[Problem to solve] Copy exactly the lines that run from the top of the listing to the line containing "const liborRates = [0.156, 0.217];", both ends included, and omit the pictures.

[Data shown]
________________________________________

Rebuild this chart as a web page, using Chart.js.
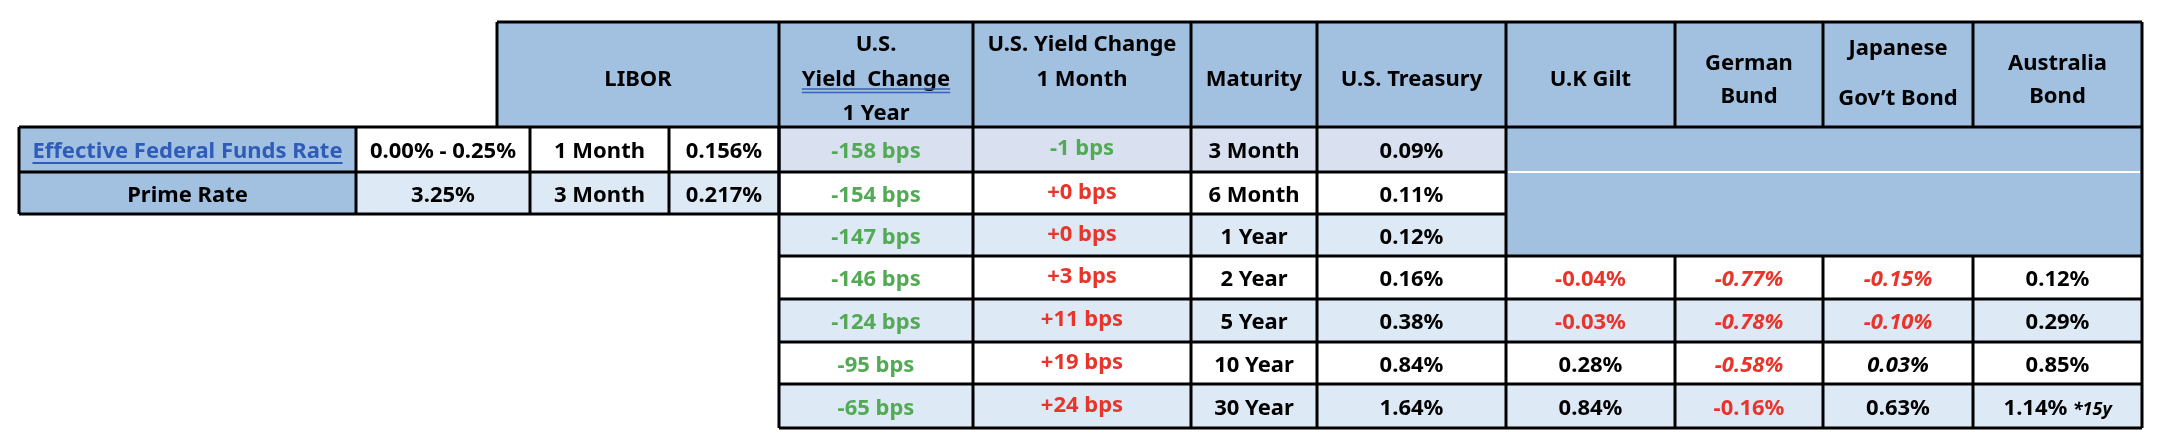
<!DOCTYPE html>
<html>
<head>
<meta charset="utf-8">
<script src="https://cdn.jsdelivr.net/npm/chart.js@4.4.1/dist/chart.umd.min.js"></script>
<style>
  html, body { margin: 0; padding: 0; background: #fff; }
  #wrap { width: 2162px; height: 436px; }
</style>
</head>
<body>
<div id="wrap"><canvas id="ratesTable"></canvas></div>
<script>
// Table data
const columnHeaders = [
  ['LIBOR'],
  ['U.S.', 'Yield  Change', '1 Year'],
  ['U.S. Yield Change', '1 Month'],
  ['Maturity'],
  ['U.S. Treasury'],
  ['U.K Gilt'],
  ['German', 'Bund'],
  ['Japanese', 'Gov\u2019t Bond'],
  ['Australia', 'Bond']
];
const maturities = ['3 Month', '6 Month', '1 Year', '2 Year', '5 Year', '10 Year', '30 Year'];
const yieldChange1Y = [-158, -154, -147, -146, -124, -95, -65];   // bps
const yieldChange1M = [-1, 0, 0, 3, 11, 19, 24];                  // bps
const usTreasury = [0.09, 0.11, 0.12, 0.16, 0.38, 0.84, 1.64];
const ukGilt = [null, null, null, -0.04, -0.03, 0.28, 0.84];
const germanBund = [null, null, null, -0.77, -0.78, -0.58, -0.16];
const japanBond = [null, null, null, -0.15, -0.10, 0.03, 0.63];
const australiaBond = [null, null, null, 0.12, 0.29, 0.85, 1.14];
const australiaNote = '*15y';
const policyLabels = ['Effective Federal Funds Rate', 'Prime Rate'];
const policyRates = ['0.00% - 0.25%', '3.25%'];
const liborTenors = ['1 Month', '3 Month'];
const liborRates = [0.156, 0.217];

// Layout (canvas units, mapped through the hidden scales)
const colEdges = [497, 779, 973, 1191, 1317, 1506, 1675, 1823, 1973, 2142];
const leftEdges = [19, 356, 530, 669, 779];
const rowEdges = [22, 127, 172, 214, 256, 299, 342, 384, 428];

// italic cells: "column,row"
const italicCells = ['6,3', '6,4', '6,5', '7,3', '7,4', '7,5'];

const HEADER_BLUE = '#a2c1e1';
const ROW_LIGHT = '#dde9f5';
const ROW_FIRST = '#d9e1f1';
const GREEN = '#52aa55';
const RED = '#e8342a';
const FONT = '"Liberation Sans Narrow", "Noto Sans", sans-serif';

function bps(v) {
  return (v < 0 ? '' : '+') + v + ' bps';
}
function pct(v, digits) {
  return v.toFixed(digits) + '%';
}

const tablePlugin = {
  id: 'tablePlugin',
  afterDraw(chart) {
    const ctx = chart.ctx;
    const xs = chart.scales.x, ys = chart.scales.y;
    const X = v => xs.getPixelForValue(v);
    const Y = v => ys.getPixelForValue(v);

    function rect(x0, y0, x1, y1, fill) {
      ctx.fillStyle = fill;
      ctx.fillRect(X(x0), Y(y0), X(x1) - X(x0), Y(y1) - Y(y0));
    }
    function line(x0, y0, x1, y1, color, w) {
      ctx.strokeStyle = color;
      ctx.lineWidth = w;
      ctx.beginPath();
      ctx.moveTo(X(x0), Y(y0));
      ctx.lineTo(X(x1), Y(y1));
      ctx.stroke();
    }
    // cy is the visual middle of the capitals
    function text(str, cx, cy, color, italic, size) {
      ctx.font = (italic ? 'italic ' : '') + 'bold ' + (size || 22) + 'px ' + FONT;
      ctx.fillStyle = color;
      ctx.textAlign = 'center';
      ctx.textBaseline = 'alphabetic';
      ctx.fillText(str, X(cx), Y(cy + 8));
      return ctx.measureText(str).width;
    }

    ctx.save();

    // header fills
    rect(colEdges[0], rowEdges[0], colEdges[9], rowEdges[1], HEADER_BLUE);

    // body fills
    for (let r = 0; r < maturities.length; r++) {
      const fill = r === 0 ? ROW_FIRST : (r % 2 === 0 ? ROW_LIGHT : '#ffffff');
      rect(colEdges[1], rowEdges[r + 1], colEdges[5], rowEdges[r + 2], fill);
      if (r >= 3) rect(colEdges[5], rowEdges[r + 1], colEdges[9], rowEdges[r + 2], fill);
    }
    // merged blue block for foreign bonds on short maturities
    rect(colEdges[5], rowEdges[1], colEdges[9], rowEdges[4], HEADER_BLUE);

    // left table fills
    for (let r = 0; r < 2; r++) {
      rect(leftEdges[0], rowEdges[r + 1], leftEdges[1], rowEdges[r + 2], HEADER_BLUE);
      rect(leftEdges[1], rowEdges[r + 1], leftEdges[4], rowEdges[r + 2], r === 0 ? '#ffffff' : ROW_LIGHT);
    }

    // grid lines
    const K = '#000000';
    const lw = 3;
    // header box
    for (let c = 0; c < colEdges.length; c++) {
      line(colEdges[c], rowEdges[0], colEdges[c], rowEdges[1], K, lw);
    }
    line(colEdges[0], rowEdges[0], colEdges[9], rowEdges[0], K, lw);
    line(leftEdges[0], rowEdges[1], colEdges[9], rowEdges[1], K, lw);
    // body verticals
    for (let c = 1; c <= 5; c++) line(colEdges[c], rowEdges[1], colEdges[c], rowEdges[8], K, lw);
    for (let c = 6; c <= 8; c++) line(colEdges[c], rowEdges[4], colEdges[c], rowEdges[8], K, lw);
    line(colEdges[9], rowEdges[1], colEdges[9], rowEdges[8], K, lw);
    // body horizontals
    for (let r = 2; r <= 8; r++) {
      if (r === 2) {
        line(colEdges[1], rowEdges[r], colEdges[5], rowEdges[r], K, lw);
        line(colEdges[5] + 2, rowEdges[r], colEdges[9] - 2, rowEdges[r], '#ffffff', 2);
      } else if (r === 3) {
        line(colEdges[1], rowEdges[r], colEdges[5], rowEdges[r], K, lw);
      } else {
        line(colEdges[1], rowEdges[r], colEdges[9], rowEdges[r], K, lw);
      }
    }
    // left table lines
    for (let c = 0; c < leftEdges.length; c++) line(leftEdges[c], rowEdges[1], leftEdges[c], rowEdges[3], K, lw);
    line(leftEdges[0], rowEdges[2], leftEdges[4], rowEdges[2], K, lw);
    line(leftEdges[0], rowEdges[3], leftEdges[4], rowEdges[3], K, lw);

    // header text
    const hMid = (rowEdges[0] + rowEdges[1]) / 2;
    columnHeaders.forEach((lines, c) => {
      const cx = (colEdges[c] + colEdges[c + 1]) / 2;
      let top, gap;
      if (c === 1 || c === 2) { top = 43; gap = 34.5; }          // top aligned
      else if (c === 7) { top = 47; gap = 50; }
      else if (lines.length === 2) { top = 62; gap = 33; }
      else { top = 78; gap = 0; }
      lines.forEach((s, i) => {
        const cy = top + i * gap;
        const w = text(s, cx, cy, '#000000', false);
        if (c === 1 && i === 1) {
          // double underline
          line(cx - w / 2, cy + 11.5, cx + w / 2, cy + 11.5, '#3a62b5', 1.6);
          line(cx - w / 2, cy + 15, cx + w / 2, cy + 15, '#3a62b5', 1.6);
        }
      });
    });

    // body text
    for (let r = 0; r < maturities.length; r++) {
      const cy = (rowEdges[r + 1] + rowEdges[r + 2]) / 2 + 0.5;
      const mid = c => (colEdges[c] + colEdges[c + 1]) / 2;
      text(bps(yieldChange1Y[r]), mid(1), cy, yieldChange1Y[r] < 0 ? GREEN : RED, false);
      text(bps(yieldChange1M[r]), mid(2), cy - 3, yieldChange1M[r] < 0 ? GREEN : RED, false);
      text(maturities[r], mid(3), cy, '#000000', false);
      text(pct(usTreasury[r], 2), mid(4), cy, '#000000', false);
      [ukGilt, germanBund, japanBond, australiaBond].forEach((series, k) => {
        const v = series[r];
        if (v === null) return;
        const c = 5 + k;
        const it = italicCells.includes(c + ',' + r);
        const col = v < 0 ? RED : '#000000';
        if (c === 8 && r === maturities.length - 1) {
          ctx.font = 'bold 22px ' + FONT;
          const w1 = ctx.measureText(pct(v, 2) + ' ').width;
          ctx.font = 'italic bold 18px ' + FONT;
          const w2 = ctx.measureText(australiaNote).width;
          const x0 = mid(c) - (w1 + w2) / 2;
          text(pct(v, 2), x0 + (w1 - 5) / 2, cy, col, false);
          text(australiaNote, x0 + w1 + w2 / 2, cy, col, true, 18);
        } else {
          text(pct(v, 2), mid(c), cy, col, it);
        }
      });
    }

    // left table text
    for (let r = 0; r < 2; r++) {
      const cy = (rowEdges[r + 1] + rowEdges[r + 2]) / 2 + 0.5;
      const lx = (leftEdges[0] + leftEdges[1]) / 2;
      if (r === 0) {
        const w = text(policyLabels[r], lx, cy, '#2e5cb8', false);
        line(lx - w / 2, cy + 13, lx + w / 2, cy + 13, '#2e5cb8', 2);
      } else {
        text(policyLabels[r], lx, cy, '#000000', false);
      }
      text(policyRates[r], (leftEdges[1] + leftEdges[2]) / 2, cy, '#000000', false);
      text(liborTenors[r], (leftEdges[2] + leftEdges[3]) / 2, cy, '#000000', false);
      text(pct(liborRates[r], 3), (leftEdges[3] + leftEdges[4]) / 2, cy, '#000000', false);
    }

    ctx.restore();
  }
};

new Chart(document.getElementById('ratesTable'), {
  type: 'scatter',
  data: { datasets: [{ data: [] }] },
  options: {
    responsive: true,
    maintainAspectRatio: false,
    animation: false,
    events: [],
    layout: { padding: 0 },
    plugins: { legend: { display: false }, tooltip: { enabled: false } },
    scales: {
      x: { type: 'linear', min: 0, max: 2162, display: false },
      y: { type: 'linear', min: 0, max: 436, reverse: true, display: false }
    }
  },
  plugins: [tablePlugin]
});
</script>
</body>
</html>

________________________________________

[Response to the task]
Rebuild this chart as a web page, using Chart.js.
<!DOCTYPE html>
<html>
<head>
<meta charset="utf-8">
<script src="https://cdn.jsdelivr.net/npm/chart.js@4.4.1/dist/chart.umd.min.js"></script>
<style>
  html, body { margin: 0; padding: 0; background: #fff; }
  #wrap { width: 2162px; height: 436px; }
</style>
</head>
<body>
<div id="wrap"><canvas id="ratesTable"></canvas></div>
<script>
// Table data
const columnHeaders = [
  ['LIBOR'],
  ['U.S.', 'Yield  Change', '1 Year'],
  ['U.S. Yield Change', '1 Month'],
  ['Maturity'],
  ['U.S. Treasury'],
  ['U.K Gilt'],
  ['German', 'Bund'],
  ['Japanese', 'Gov\u2019t Bond'],
  ['Australia', 'Bond']
];
const maturities = ['3 Month', '6 Month', '1 Year', '2 Year', '5 Year', '10 Year', '30 Year'];
const yieldChange1Y = [-158, -154, -147, -146, -124, -95, -65];   // bps
const yieldChange1M = [-1, 0, 0, 3, 11, 19, 24];                  // bps
const usTreasury = [0.09, 0.11, 0.12, 0.16, 0.38, 0.84, 1.64];
const ukGilt = [null, null, null, -0.04, -0.03, 0.28, 0.84];
const germanBund = [null, null, null, -0.77, -0.78, -0.58, -0.16];
const japanBond = [null, null, null, -0.15, -0.10, 0.03, 0.63];
const australiaBond = [null, null, null, 0.12, 0.29, 0.85, 1.14];
const australiaNote = '*15y';
const policyLabels = ['Effective Federal Funds Rate', 'Prime Rate'];
const policyRates = ['0.00% - 0.25%', '3.25%'];
const liborTenors = ['1 Month', '3 Month'];
const liborRates = [0.156, 0.217];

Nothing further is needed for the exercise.